▶ **Written problem**
Nothing in the data should change when you return it, but leave the pictures out.

▶ **Stored data**
Start

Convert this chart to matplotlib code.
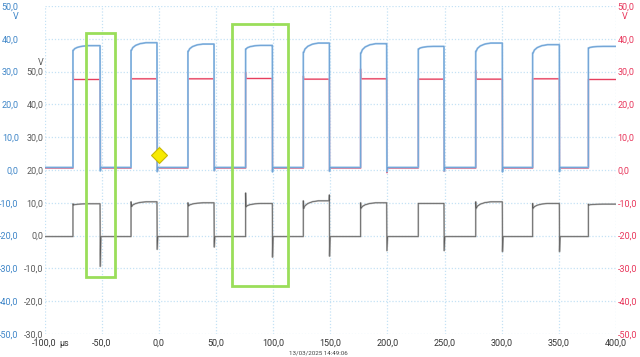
import matplotlib
matplotlib.use("Agg")
import matplotlib.pyplot as plt
from matplotlib.patches import Rectangle

plt.rcParams['font.family'] = ['Roboto', 'DejaVu Sans']

# time axis (µs)
x_ticks = [-100, -50, 0, 50, 100, 150, 200, 250, 300, 350, 400]
x_labels = ["-100,0", "-50,0", "0,0", "50,0", "100,0", "150,0", "200,0",
            "250,0", "300,0", "350,0", "400,0"]
y_ticks = [-50, -40, -30, -20, -10, 0, 10, 20, 30, 40, 50]
gray_ticks = [-30, -20, -10, 0, 10, 20, 30, 40, 50]
gray_offset = 20  # gray channel 0 V sits at blue -20 V

# edges
rise_t = [-75.1, -24.3, 25.5, 76.0, 126.4, 176.6, 227.0, 277.3, 327.1, 375.8]
fall_t = [-51.4, -1.6, 48.3, 99.3, 149.2, 199.4, 249.5, 300.5, 350.4]
t_start, t_end = -100, 400

# blue channel
blue_low = 0.8
blue_start = [36.5, 36.5, 36.2, 36.9, 35.9, 35.7, 36.9, 36.2, 35.7, 37.2]
blue_top = [37.9, 38.8, 38.4, 38.0, 38.7, 38.5, 37.7, 38.7, 38.2, 37.7]
blue_dip = [-0.3, -0.5, -0.2, -0.6, -0.4, -0.5, -0.3, -0.6, -0.5]

# red channel
red_low = 0.6
red_top = [27.6, 27.8, 27.8, 27.9, 27.7, 27.8, 27.7, 27.7, 27.8, 27.6]
red_peak = [30.3, 27.8, 27.8, 29.8, 28.6, 30.8, 27.7, 30.3, 27.8, 27.6]
red_dip = [0.0, -0.4, -0.2, 0.0, -0.3, -0.8, -0.4, -0.2, 0.0]

# gray channel (its own scale)
gray_low = -0.3
gray_start = [9.3, 8.8, 9.0, 8.8, 8.3, 8.3, 9.8, 8.3, 8.3, 9.3]
gray_top = [9.7, 10.3, 10.0, 9.8, 10.6, 10.0, 9.8, 10.3, 9.8, 9.6]
gray_peak = [9.7, 10.3, 10.0, 13.0, 10.6, 10.0, 9.8, 10.3, 9.8, 9.6]
gray_pre_fall = [9.7, 10.3, 10.0, 9.8, 12.4, 10.0, 9.8, 10.3, 9.8]
gray_dip = [-9.4, -4.2, -3.5, -6.6, -6.3, -4.6, -4.6, -4.9, -4.9]

# shape of the top after a rising edge
knee_dt = [1.5, 4, 8, 13]
knee_frac = [0.35, 0.65, 0.88, 1.0]

# markers
trigger = (0, 4.5)
boxes = [(-63.7, -32.7, 25.4, 74.6), (63.8, -35.5, 49.5, 80.1)]


def build(low, start, top, peak, pre_fall, dip, shift=0):
    t, v = [t_start], [low]
    for i, r in enumerate(rise_t):
        t += [r, r, r + 0.4]
        v += [low, peak[i], start[i]]
        for dt, fr in zip(knee_dt, knee_frac):
            t.append(r + dt)
            v.append(start[i] + (top[i] - start[i]) * fr)
        if i < len(fall_t):
            f = fall_t[i]
            t += [f - 0.3, f, f + 0.2, f + 0.8]
            v += [top[i], pre_fall[i], dip[i], low]
        else:
            t.append(t_end)
            v.append(top[i])
    return t, [x - shift for x in v]


fig = plt.figure(figsize=(6.4, 3.57), dpi=100)
ax = fig.add_axes([44.5 / 640, 1 - 334 / 357, 571.5 / 640, 328 / 357])
ax.set_xlim(-100, 400)
ax.set_ylim(-50, 50)
for s in ax.spines.values():
    s.set_visible(False)

ax.set_xticks(x_ticks)
ax.set_xticklabels(x_labels)
ax.set_yticks(y_ticks)
ax.set_yticklabels([f"{y:.1f}".replace(".", ",") for y in y_ticks])
ax.tick_params(axis='x', length=0, pad=3.5, labelsize=6.5, labelcolor='#333333')
ax.tick_params(axis='y', length=0, pad=18.5, labelsize=6.5, labelcolor='#3f86c8')
ax.grid(True, color='#c5e2f5', linestyle=(0, (1, 1.5)), linewidth=0.9)
ax.set_axisbelow(True)

sec = ax.secondary_yaxis('left', functions=(lambda y: y + gray_offset,
                                             lambda y: y - gray_offset))
sec.set_yticks(gray_ticks)
sec.set_yticklabels([f"{y:.1f}".replace(".", ",") for y in gray_ticks])
sec.tick_params(length=0, pad=0.8, labelsize=6.5, labelcolor='#5a5a5a')
for s in sec.spines.values():
    s.set_visible(False)

red_ax = ax.secondary_yaxis('right', functions=(lambda y: y, lambda y: y))
red_ax.set_yticks(y_ticks)
red_ax.set_yticklabels([f"{y:.1f}".replace(".", ",") for y in y_ticks])
red_ax.tick_params(length=0, pad=1.2, labelsize=6.5, labelcolor='#e8365b')
for s in red_ax.spines.values():
    s.set_visible(False)

ytr = ax.get_yaxis_transform()
ax.text(-0.051, 46.9, "V", transform=ytr, ha='center', va='center',
        fontsize=6.5, color='#3f86c8')
ax.text(-0.007, 32.9, "V", transform=ytr, ha='center', va='center',
        fontsize=6.5, color='#5a5a5a')
ax.text(1.0155, 46.9, "V", transform=ytr, ha='center', va='center',
        fontsize=6.5, color='#e8365b')
ax.text(0.0254, -0.028, "µs", transform=ax.transAxes, ha='left', va='center',
        fontsize=6.5, color='#333333')
fig.text(0.497, 0.011, "13/03/2025 14:49:06", ha='center', va='center',
         fontsize=4.5, color='#444444')

# traces (blue drawn over red, as on the scope)
rt, rv = build(red_low, red_top, red_top, red_peak, red_top, red_dip)
ax.plot(rt, rv, color='#f5a3b3', lw=1.3, zorder=3)
ax.plot(rt, rv, color='#e0163b', lw=0.6, alpha=0.85, zorder=3)

bt, bv = build(blue_low, blue_start, blue_top, blue_start, blue_top, blue_dip)
ax.plot(bt, bv, color='#9cc4e8', lw=1.4, zorder=4)
ax.plot(bt, bv, color='#2c6fb8', lw=0.5, alpha=0.5, zorder=4)

gt, gv = build(gray_low, gray_start, gray_top, gray_peak, gray_pre_fall,
               gray_dip, shift=gray_offset)
ax.plot(gt, gv, color='#b8b8b8', lw=1.3, zorder=3)
ax.plot(gt, gv, color='#2b2b2b', lw=0.5, alpha=0.65, zorder=3)

for x0, y0, w, h in boxes:
    ax.add_patch(Rectangle((x0, y0), w, h, fill=False, edgecolor='#9ade5a',
                           lw=2, zorder=6))

ax.plot([trigger[0]], [trigger[1]], marker='D', markersize=8,
        markerfacecolor='#f7ea00', markeredgecolor='#c9b800', mew=0.8,
        zorder=7)

fig.savefig("out.png", dpi=100)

End

▶ **Correct response**
Convert this chart to matplotlib code.
import matplotlib
matplotlib.use("Agg")
import matplotlib.pyplot as plt
from matplotlib.patches import Rectangle

plt.rcParams['font.family'] = ['Roboto', 'DejaVu Sans']

# time axis (µs)
x_ticks = [-100, -50, 0, 50, 100, 150, 200, 250, 300, 350, 400]
x_labels = ["-100,0", "-50,0", "0,0", "50,0", "100,0", "150,0", "200,0",
            "250,0", "300,0", "350,0", "400,0"]
y_ticks = [-50, -40, -30, -20, -10, 0, 10, 20, 30, 40, 50]
gray_ticks = [-30, -20, -10, 0, 10, 20, 30, 40, 50]
gray_offset = 20  # gray channel 0 V sits at blue -20 V

# edges
rise_t = [-75.1, -24.3, 25.5, 76.0, 126.4, 176.6, 227.0, 277.3, 327.1, 375.8]
fall_t = [-51.4, -1.6, 48.3, 99.3, 149.2, 199.4, 249.5, 300.5, 350.4]
t_start, t_end = -100, 400

# blue channel
blue_low = 0.8
blue_start = [36.5, 36.5, 36.2, 36.9, 35.9, 35.7, 36.9, 36.2, 35.7, 37.2]
blue_top = [37.9, 38.8, 38.4, 38.0, 38.7, 38.5, 37.7, 38.7, 38.2, 37.7]
blue_dip = [-0.3, -0.5, -0.2, -0.6, -0.4, -0.5, -0.3, -0.6, -0.5]

# red channel
red_low = 0.6
red_top = [27.6, 27.8, 27.8, 27.9, 27.7, 27.8, 27.7, 27.7, 27.8, 27.6]
red_peak = [30.3, 27.8, 27.8, 29.8, 28.6, 30.8, 27.7, 30.3, 27.8, 27.6]
red_dip = [0.0, -0.4, -0.2, 0.0, -0.3, -0.8, -0.4, -0.2, 0.0]

# gray channel (its own scale)
gray_low = -0.3
gray_start = [9.3, 8.8, 9.0, 8.8, 8.3, 8.3, 9.8, 8.3, 8.3, 9.3]
gray_top = [9.7, 10.3, 10.0, 9.8, 10.6, 10.0, 9.8, 10.3, 9.8, 9.6]
gray_peak = [9.7, 10.3, 10.0, 13.0, 10.6, 10.0, 9.8, 10.3, 9.8, 9.6]
gray_pre_fall = [9.7, 10.3, 10.0, 9.8, 12.4, 10.0, 9.8, 10.3, 9.8]
gray_dip = [-9.4, -4.2, -3.5, -6.6, -6.3, -4.6, -4.6, -4.9, -4.9]

# shape of the top after a rising edge
knee_dt = [1.5, 4, 8, 13]
knee_frac = [0.35, 0.65, 0.88, 1.0]

# markers
trigger = (0, 4.5)
boxes = [(-63.7, -32.7, 25.4, 74.6), (63.8, -35.5, 49.5, 80.1)]


def build(low, start, top, peak, pre_fall, dip, shift=0):
    t, v = [t_start], [low]
    for i, r in enumerate(rise_t):
        t += [r, r, r + 0.4]
        v += [low, peak[i], start[i]]
        for dt, fr in zip(knee_dt, knee_frac):
            t.append(r + dt)
            v.append(start[i] + (top[i] - start[i]) * fr)
        if i < len(fall_t):
            f = fall_t[i]
            t += [f - 0.3, f, f + 0.2, f + 0.8]
            v += [top[i], pre_fall[i], dip[i], low]
        else:
            t.append(t_end)
            v.append(top[i])
    return t, [x - shift for x in v]


fig = plt.figure(figsize=(6.4, 3.57), dpi=100)
ax = fig.add_axes([44.5 / 640, 1 - 334 / 357, 571.5 / 640, 328 / 357])
ax.set_xlim(-100, 400)
ax.set_ylim(-50, 50)
for s in ax.spines.values():
    s.set_visible(False)

ax.set_xticks(x_ticks)
ax.set_xticklabels(x_labels)
ax.set_yticks(y_ticks)
ax.set_yticklabels([f"{y:.1f}".replace(".", ",") for y in y_ticks])
ax.tick_params(axis='x', length=0, pad=3.5, labelsize=6.5, labelcolor='#333333')
ax.tick_params(axis='y', length=0, pad=18.5, labelsize=6.5, labelcolor='#3f86c8')
ax.grid(True, color='#c5e2f5', linestyle=(0, (1, 1.5)), linewidth=0.9)
ax.set_axisbelow(True)

sec = ax.secondary_yaxis('left', functions=(lambda y: y + gray_offset,
                                             lambda y: y - gray_offset))
sec.set_yticks(gray_ticks)
sec.set_yticklabels([f"{y:.1f}".replace(".", ",") for y in gray_ticks])
sec.tick_params(length=0, pad=0.8, labelsize=6.5, labelcolor='#5a5a5a')
for s in sec.spines.values():
    s.set_visible(False)

red_ax = ax.secondary_yaxis('right', functions=(lambda y: y, lambda y: y))
red_ax.set_yticks(y_ticks)
red_ax.set_yticklabels([f"{y:.1f}".replace(".", ",") for y in y_ticks])
red_ax.tick_params(length=0, pad=1.2, labelsize=6.5, labelcolor='#e8365b')
for s in red_ax.spines.values():
    s.set_visible(False)

ytr = ax.get_yaxis_transform()
ax.text(-0.051, 46.9, "V", transform=ytr, ha='center', va='center',
        fontsize=6.5, color='#3f86c8')
ax.text(-0.007, 32.9, "V", transform=ytr, ha='center', va='center',
        fontsize=6.5, color='#5a5a5a')
ax.text(1.0155, 46.9, "V", transform=ytr, ha='center', va='center',
        fontsize=6.5, color='#e8365b')
ax.text(0.0254, -0.028, "µs", transform=ax.transAxes, ha='left', va='center',
        fontsize=6.5, color='#333333')
fig.text(0.497, 0.011, "13/03/2025 14:49:06", ha='center', va='center',
         fontsize=4.5, color='#444444')

# traces (blue drawn over red, as on the scope)
rt, rv = build(red_low, red_top, red_top, red_peak, red_top, red_dip)
ax.plot(rt, rv, color='#f5a3b3', lw=1.3, zorder=3)
ax.plot(rt, rv, color='#e0163b', lw=0.6, alpha=0.85, zorder=3)

bt, bv = build(blue_low, blue_start, blue_top, blue_start, blue_top, blue_dip)
ax.plot(bt, bv, color='#9cc4e8', lw=1.4, zorder=4)
ax.plot(bt, bv, color='#2c6fb8', lw=0.5, alpha=0.5, zorder=4)

gt, gv = build(gray_low, gray_start, gray_top, gray_peak, gray_pre_fall,
               gray_dip, shift=gray_offset)
ax.plot(gt, gv, color='#b8b8b8', lw=1.3, zorder=3)
ax.plot(gt, gv, color='#2b2b2b', lw=0.5, alpha=0.65, zorder=3)

for x0, y0, w, h in boxes:
    ax.add_patch(Rectangle((x0, y0), w, h, fill=False, edgecolor='#9ade5a',
                           lw=2, zorder=6))

ax.plot([trigger[0]], [trigger[1]], marker='D', markersize=8,
        markerfacecolor='#f7ea00', markeredgecolor='#c9b800', mew=0.8,
        zorder=7)

fig.savefig("out.png", dpi=100)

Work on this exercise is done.